Task details: Write the listing below out again exactly, dropping the images.

Information shown:
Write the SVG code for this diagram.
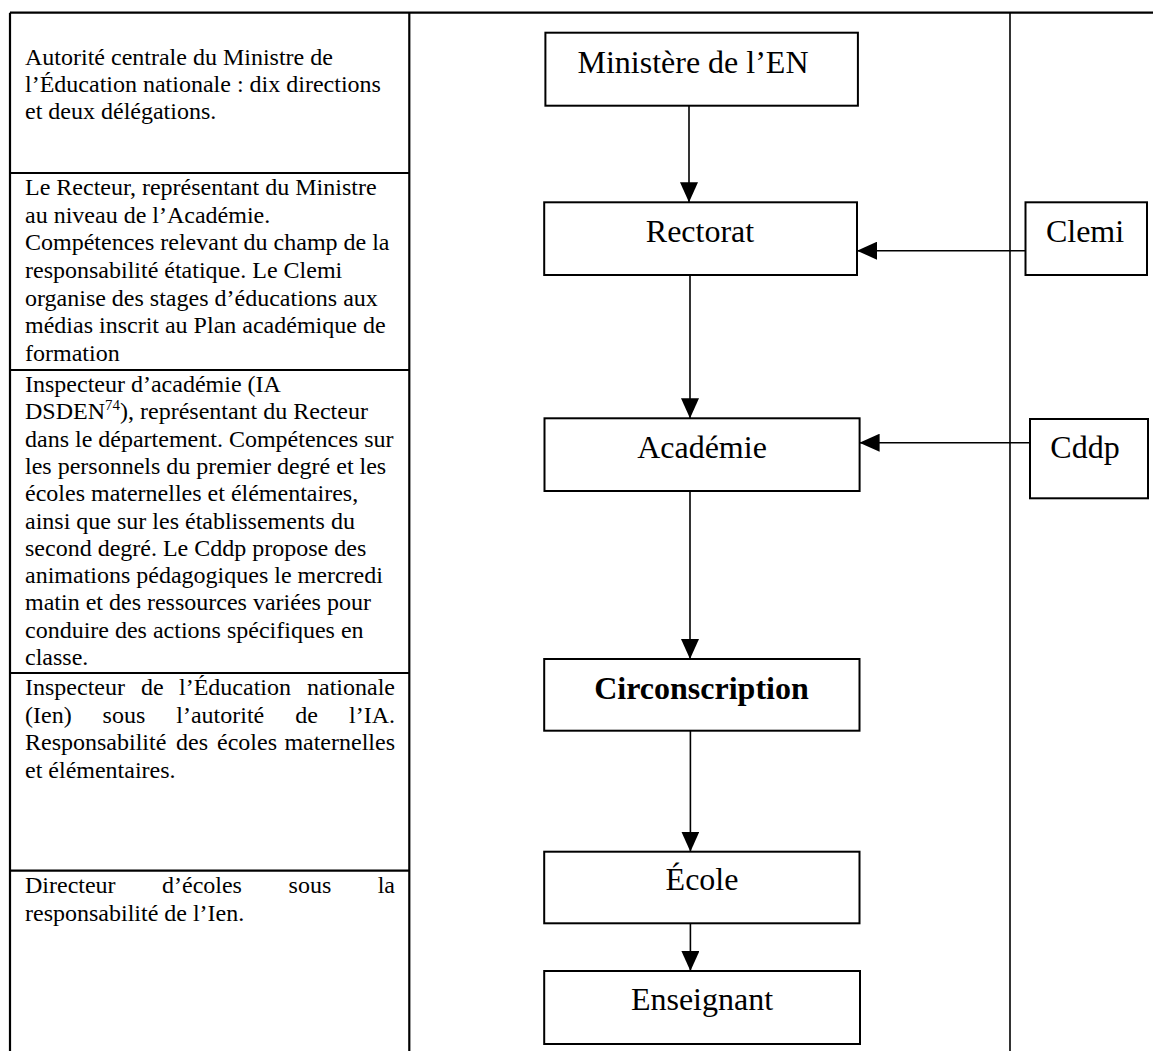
<svg xmlns="http://www.w3.org/2000/svg" width="1153" height="1051" viewBox="0 0 1153 1051">
<style>
  .tbl { stroke: #000; stroke-width: 2.2; fill: none; }
  .thin { stroke: #000; stroke-width: 1.6; fill: none; }
  .box { fill: #fff; stroke: #000; stroke-width: 2; }
  .conn { stroke: #000; stroke-width: 1.6; fill: none; }
  .desc { font-family: "Liberation Serif", "Times New Roman", serif; font-size: 24px; fill: #000; }
  .lbl { font-family: "Liberation Serif", "Times New Roman", serif; font-size: 32px; fill: #000; text-anchor: middle; }
  .bold { font-weight: bold; }
</style>
<defs>
  <marker id="ah" viewBox="0 0 10 10" refX="10" refY="5" markerWidth="20" markerHeight="18" markerUnits="userSpaceOnUse" orient="auto" preserveAspectRatio="none">
    <path d="M0,0 L10,5 L0,10 Z" fill="#000"/>
  </marker>
</defs>
<rect x="0" y="0" width="1153" height="1051" fill="#fff"/>

<g id="table">
  <line class="tbl" x1="10" y1="12.7" x2="1153" y2="12.7"/>
  <line class="tbl" x1="10" y1="12.7" x2="10" y2="1051"/>
  <line class="tbl" x1="409.3" y1="12.7" x2="409.3" y2="1051"/>
  <line class="thin" x1="1010" y1="12.7" x2="1010" y2="1051"/>
  <line class="tbl" x1="10" y1="173" x2="409.3" y2="173"/>
  <line class="tbl" x1="10" y1="370" x2="409.3" y2="370"/>
  <line class="tbl" x1="10" y1="673" x2="409.3" y2="673"/>
  <line class="tbl" x1="10" y1="870.7" x2="409.3" y2="870.7"/>
</g>

<g id="desc-ministere" class="desc">
  <text x="25" y="64.5">Autorité centrale du Ministre de</text>
  <text x="25" y="91.5">l’Éducation nationale : dix directions</text>
  <text x="25" y="118.5">et deux délégations.</text>
</g>
<g id="desc-rectorat" class="desc">
  <text x="25" y="195">Le Recteur, représentant du Ministre</text>
  <text x="25" y="222.7">au niveau de l’Académie.</text>
  <text x="25" y="250.4">Compétences relevant du champ de la</text>
  <text x="25" y="278">responsabilité étatique. Le Clemi</text>
  <text x="25" y="305.7">organise des stages d’éducations aux</text>
  <text x="25" y="333.4">médias inscrit au Plan académique de</text>
  <text x="25" y="361">formation</text>
</g>
<g id="desc-academie" class="desc">
  <text x="25" y="392">Inspecteur d’académie (IA</text>
  <text x="25" y="419.3">DSDEN<tspan font-size="15" dy="-9">74</tspan><tspan dy="9">), représentant du Recteur</tspan></text>
  <text x="25" y="446.6">dans le département. Compétences sur</text>
  <text x="25" y="473.9">les personnels du premier degré et les</text>
  <text x="25" y="501.2">écoles maternelles et élémentaires,</text>
  <text x="25" y="528.5">ainsi que sur les établissements du</text>
  <text x="25" y="555.8">second degré. Le Cddp propose des</text>
  <text x="25" y="583.1">animations pédagogiques le mercredi</text>
  <text x="25" y="610.4">matin et des ressources variées pour</text>
  <text x="25" y="637.7">conduire des actions spécifiques en</text>
  <text x="25" y="665">classe.</text>
</g>
<g id="desc-circonscription" class="desc">
  <text x="25" y="695">Inspecteur</text>
  <text x="141" y="695">de</text>
  <text x="179" y="695">l’Éducation</text>
  <text x="395" y="695" text-anchor="end">nationale</text>
  <text x="25" y="722.5">(Ien)</text>
  <text x="102.6" y="722.5">sous</text>
  <text x="176.3" y="722.5">l’autorité</text>
  <text x="295.3" y="722.5">de</text>
  <text x="395" y="722.5" text-anchor="end">l’IA.</text>
  <text x="25" y="750">Responsabilité</text>
  <text x="176" y="750">des</text>
  <text x="217" y="750">écoles</text>
  <text x="395" y="750" text-anchor="end">maternelles</text>
  <text x="25" y="777.5">et élémentaires.</text>
</g>
<g id="desc-ecole" class="desc">
  <text x="25" y="893">Directeur</text>
  <text x="162" y="893">d’écoles</text>
  <text x="288.6" y="893">sous</text>
  <text x="395" y="893" text-anchor="end">la</text>
  <text x="25" y="920.5">responsabilité de l’Ien.</text>
</g>

<g id="connectors">
  <line class="conn" x1="689" y1="105.7" x2="689" y2="202.3" marker-end="url(#ah)"/>
  <line class="conn" x1="690" y1="275" x2="690" y2="418.3" marker-end="url(#ah)"/>
  <line class="conn" x1="690" y1="491" x2="690" y2="659" marker-end="url(#ah)"/>
  <line class="conn" x1="690.4" y1="730.7" x2="690.4" y2="851.7" marker-end="url(#ah)"/>
  <line class="conn" x1="690.4" y1="923.3" x2="690.4" y2="971" marker-end="url(#ah)"/>
  <line class="conn" x1="1025.5" y1="250.7" x2="857" y2="250.7" marker-end="url(#ah)"/>
  <line class="conn" x1="1030" y1="442.7" x2="859.6" y2="442.7" marker-end="url(#ah)"/>
</g>

<g id="node-ministere">
  <rect class="box" x="545.4" y="32.7" width="312.5" height="73"/>
  <text class="lbl" x="693" y="73.3">Ministère de l’EN</text>
</g>
<g id="node-rectorat">
  <rect class="box" x="544.2" y="202.3" width="312.8" height="72.7"/>
  <text class="lbl" x="700" y="242.3">Rectorat</text>
</g>
<g id="node-clemi">
  <rect class="box" x="1025.5" y="202.3" width="121.5" height="72.7"/>
  <text class="lbl" x="1085" y="242.3">Clemi</text>
</g>
<g id="node-academie">
  <rect class="box" x="544.5" y="418.3" width="315.1" height="72.7"/>
  <text class="lbl" x="702" y="458.3">Académie</text>
</g>
<g id="node-cddp">
  <rect class="box" x="1030" y="419" width="118" height="79.3"/>
  <text class="lbl" x="1085" y="458.3">Cddp</text>
</g>
<g id="node-circonscription">
  <rect class="box" x="544.2" y="659" width="315.3" height="71.7"/>
  <text class="lbl bold" x="701.5" y="699">Circonscription</text>
</g>
<g id="node-ecole">
  <rect class="box" x="544.2" y="851.7" width="315.3" height="71.6"/>
  <text class="lbl" x="702" y="890">École</text>
</g>
<g id="node-enseignant">
  <rect class="box" x="544.2" y="971" width="315.8" height="73"/>
  <text class="lbl" x="702" y="1010">Enseignant</text>
</g>
</svg>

The solution:
Write the SVG code for this diagram.
<svg xmlns="http://www.w3.org/2000/svg" width="1153" height="1051" viewBox="0 0 1153 1051">
<style>
  .tbl { stroke: #000; stroke-width: 2.2; fill: none; }
  .thin { stroke: #000; stroke-width: 1.6; fill: none; }
  .box { fill: #fff; stroke: #000; stroke-width: 2; }
  .conn { stroke: #000; stroke-width: 1.6; fill: none; }
  .desc { font-family: "Liberation Serif", "Times New Roman", serif; font-size: 24px; fill: #000; }
  .lbl { font-family: "Liberation Serif", "Times New Roman", serif; font-size: 32px; fill: #000; text-anchor: middle; }
  .bold { font-weight: bold; }
</style>
<defs>
  <marker id="ah" viewBox="0 0 10 10" refX="10" refY="5" markerWidth="20" markerHeight="18" markerUnits="userSpaceOnUse" orient="auto" preserveAspectRatio="none">
    <path d="M0,0 L10,5 L0,10 Z" fill="#000"/>
  </marker>
</defs>
<rect x="0" y="0" width="1153" height="1051" fill="#fff"/>

<g id="table">
  <line class="tbl" x1="10" y1="12.7" x2="1153" y2="12.7"/>
  <line class="tbl" x1="10" y1="12.7" x2="10" y2="1051"/>
  <line class="tbl" x1="409.3" y1="12.7" x2="409.3" y2="1051"/>
  <line class="thin" x1="1010" y1="12.7" x2="1010" y2="1051"/>
  <line class="tbl" x1="10" y1="173" x2="409.3" y2="173"/>
  <line class="tbl" x1="10" y1="370" x2="409.3" y2="370"/>
  <line class="tbl" x1="10" y1="673" x2="409.3" y2="673"/>
  <line class="tbl" x1="10" y1="870.7" x2="409.3" y2="870.7"/>
</g>

<g id="desc-ministere" class="desc">
  <text x="25" y="64.5">Autorité centrale du Ministre de</text>
  <text x="25" y="91.5">l’Éducation nationale : dix directions</text>
  <text x="25" y="118.5">et deux délégations.</text>
</g>
<g id="desc-rectorat" class="desc">
  <text x="25" y="195">Le Recteur, représentant du Ministre</text>
  <text x="25" y="222.7">au niveau de l’Académie.</text>
  <text x="25" y="250.4">Compétences relevant du champ de la</text>
  <text x="25" y="278">responsabilité étatique. Le Clemi</text>
  <text x="25" y="305.7">organise des stages d’éducations aux</text>
  <text x="25" y="333.4">médias inscrit au Plan académique de</text>
  <text x="25" y="361">formation</text>
</g>
<g id="desc-academie" class="desc">
  <text x="25" y="392">Inspecteur d’académie (IA</text>
  <text x="25" y="419.3">DSDEN<tspan font-size="15" dy="-9">74</tspan><tspan dy="9">), représentant du Recteur</tspan></text>
  <text x="25" y="446.6">dans le département. Compétences sur</text>
  <text x="25" y="473.9">les personnels du premier degré et les</text>
  <text x="25" y="501.2">écoles maternelles et élémentaires,</text>
  <text x="25" y="528.5">ainsi que sur les établissements du</text>
  <text x="25" y="555.8">second degré. Le Cddp propose des</text>
  <text x="25" y="583.1">animations pédagogiques le mercredi</text>
  <text x="25" y="610.4">matin et des ressources variées pour</text>
  <text x="25" y="637.7">conduire des actions spécifiques en</text>
  <text x="25" y="665">classe.</text>
</g>
<g id="desc-circonscription" class="desc">
  <text x="25" y="695">Inspecteur</text>
  <text x="141" y="695">de</text>
  <text x="179" y="695">l’Éducation</text>
  <text x="395" y="695" text-anchor="end">nationale</text>
  <text x="25" y="722.5">(Ien)</text>
  <text x="102.6" y="722.5">sous</text>
  <text x="176.3" y="722.5">l’autorité</text>
  <text x="295.3" y="722.5">de</text>
  <text x="395" y="722.5" text-anchor="end">l’IA.</text>
  <text x="25" y="750">Responsabilité</text>
  <text x="176" y="750">des</text>
  <text x="217" y="750">écoles</text>
  <text x="395" y="750" text-anchor="end">maternelles</text>
  <text x="25" y="777.5">et élémentaires.</text>
</g>
<g id="desc-ecole" class="desc">
  <text x="25" y="893">Directeur</text>
  <text x="162" y="893">d’écoles</text>
  <text x="288.6" y="893">sous</text>
  <text x="395" y="893" text-anchor="end">la</text>
  <text x="25" y="920.5">responsabilité de l’Ien.</text>
</g>

<g id="connectors">
  <line class="conn" x1="689" y1="105.7" x2="689" y2="202.3" marker-end="url(#ah)"/>
  <line class="conn" x1="690" y1="275" x2="690" y2="418.3" marker-end="url(#ah)"/>
  <line class="conn" x1="690" y1="491" x2="690" y2="659" marker-end="url(#ah)"/>
  <line class="conn" x1="690.4" y1="730.7" x2="690.4" y2="851.7" marker-end="url(#ah)"/>
  <line class="conn" x1="690.4" y1="923.3" x2="690.4" y2="971" marker-end="url(#ah)"/>
  <line class="conn" x1="1025.5" y1="250.7" x2="857" y2="250.7" marker-end="url(#ah)"/>
  <line class="conn" x1="1030" y1="442.7" x2="859.6" y2="442.7" marker-end="url(#ah)"/>
</g>

<g id="node-ministere">
  <rect class="box" x="545.4" y="32.7" width="312.5" height="73"/>
  <text class="lbl" x="693" y="73.3">Ministère de l’EN</text>
</g>
<g id="node-rectorat">
  <rect class="box" x="544.2" y="202.3" width="312.8" height="72.7"/>
  <text class="lbl" x="700" y="242.3">Rectorat</text>
</g>
<g id="node-clemi">
  <rect class="box" x="1025.5" y="202.3" width="121.5" height="72.7"/>
  <text class="lbl" x="1085" y="242.3">Clemi</text>
</g>
<g id="node-academie">
  <rect class="box" x="544.5" y="418.3" width="315.1" height="72.7"/>
  <text class="lbl" x="702" y="458.3">Académie</text>
</g>
<g id="node-cddp">
  <rect class="box" x="1030" y="419" width="118" height="79.3"/>
  <text class="lbl" x="1085" y="458.3">Cddp</text>
</g>
<g id="node-circonscription">
  <rect class="box" x="544.2" y="659" width="315.3" height="71.7"/>
  <text class="lbl bold" x="701.5" y="699">Circonscription</text>
</g>
<g id="node-ecole">
  <rect class="box" x="544.2" y="851.7" width="315.3" height="71.6"/>
  <text class="lbl" x="702" y="890">École</text>
</g>
<g id="node-enseignant">
  <rect class="box" x="544.2" y="971" width="315.8" height="73"/>
  <text class="lbl" x="702" y="1010">Enseignant</text>
</g>
</svg>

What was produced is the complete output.